Poe has no knowledge of the caller’s crime nor the caller’s name until they tell her during the podcast. Most of the time the caller gives a phony name.
“. . . Some of them feel massive relief confessing their crimes on a national platform . . . One time I had a guy in his fifties who confessed to poisoning his spouse, upset that his ‘trophy wife had grown into a consolation prize,’ . . . And my guests know the more they reveal about themselves, the better the episode.”
On a podcast, viewer numbers rule.
Her show provides anonymity and instant fame to her guests, but what neither Poe’s audience nor her producer know is that Poe is hiding her own years old crime. Kip thinks her mother died in a car accident.
“He doesn’t know what happened to my mother, much less what I did about it.”
One day a man calls the show saying his name is Ian Hindley.
Right about here readers who are also true crime buffs will immediately be put in mind of Myra Hindley and Ian Brady, the depraved killers in the real-life Moors Murders that took place in England back in the 1960s.
The caller eventually admits Ian Hindley is not his real name and confirms it when he tells her: “I killed your mother.”
But Poe knows this can’t be true, because her mother’s killer is dead. It’s a secret she’s kept from everyone, but realizes the whole world will know when, to her horror, the caller insists on trading places insisting she be interviewed live on her own podcast.
She isn’t sure Hindley is really her mother’s killer, but he seems to know things about the murder that only someone who was there would know.
“I have only seconds to weigh the risks. Even if he’s a Hutchins imposter, if I don’t have him on the show, he might be psychotic enough to come for me. And my father.
“I send him a one-word answer.
“’Okay.’
“I think that’s it—conversation done. But a couple of minutes later, Hindley sends one final message.
“’I know what you did in New York.’”
“. . . . I stare at the screen, every muscle in my body tensed.
“No, no, no, no, no.”
Tension ramps up over the days before the live stream is scheduled. Poe decides to confess to her father before the podcast streams, and he tells her that not only did her mother have an affair before she was murdered, but her father did as well. All this information further muddies Poe’s memories of the past.
In the Conversation With the Author at the end of the book, author Carter Wilson talks about some of the challenges he faced while writing this book.
He wanted to be sure to make Poe a sympathetic character. She’s a hard-talking, hard-drinking vigilante, and though he didn’t need readers to like her, he wanted readers to at least care about what happened to her.

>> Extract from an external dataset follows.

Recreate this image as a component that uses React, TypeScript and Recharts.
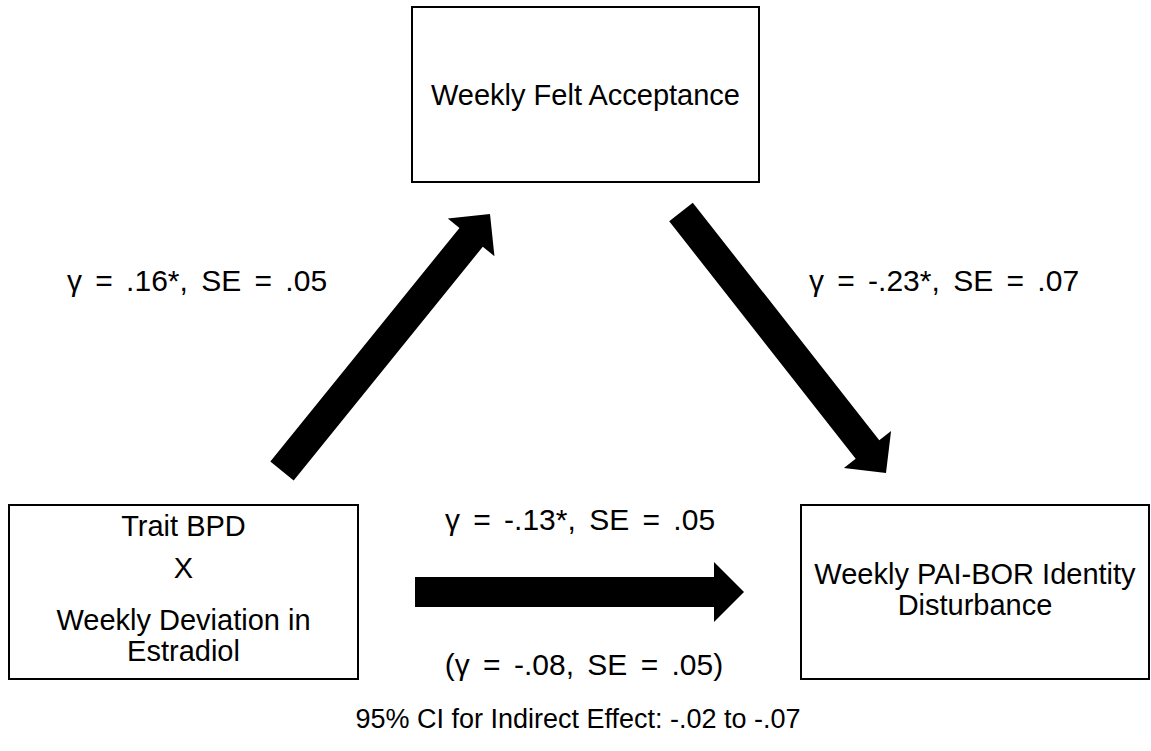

Also, because Poe was in a constant battle between seeking justice and keeping her secret, he had to make sure he didn’t steer her too much in one direction or the other.
Wilson said he tends to only write morally gray characters. He loved writing Poe, because as a flawed character himself (though not a murderer!) he would think about what he would do in her situation as the story progressed.
Tell Me What You Did is a unique, intelligent, original story.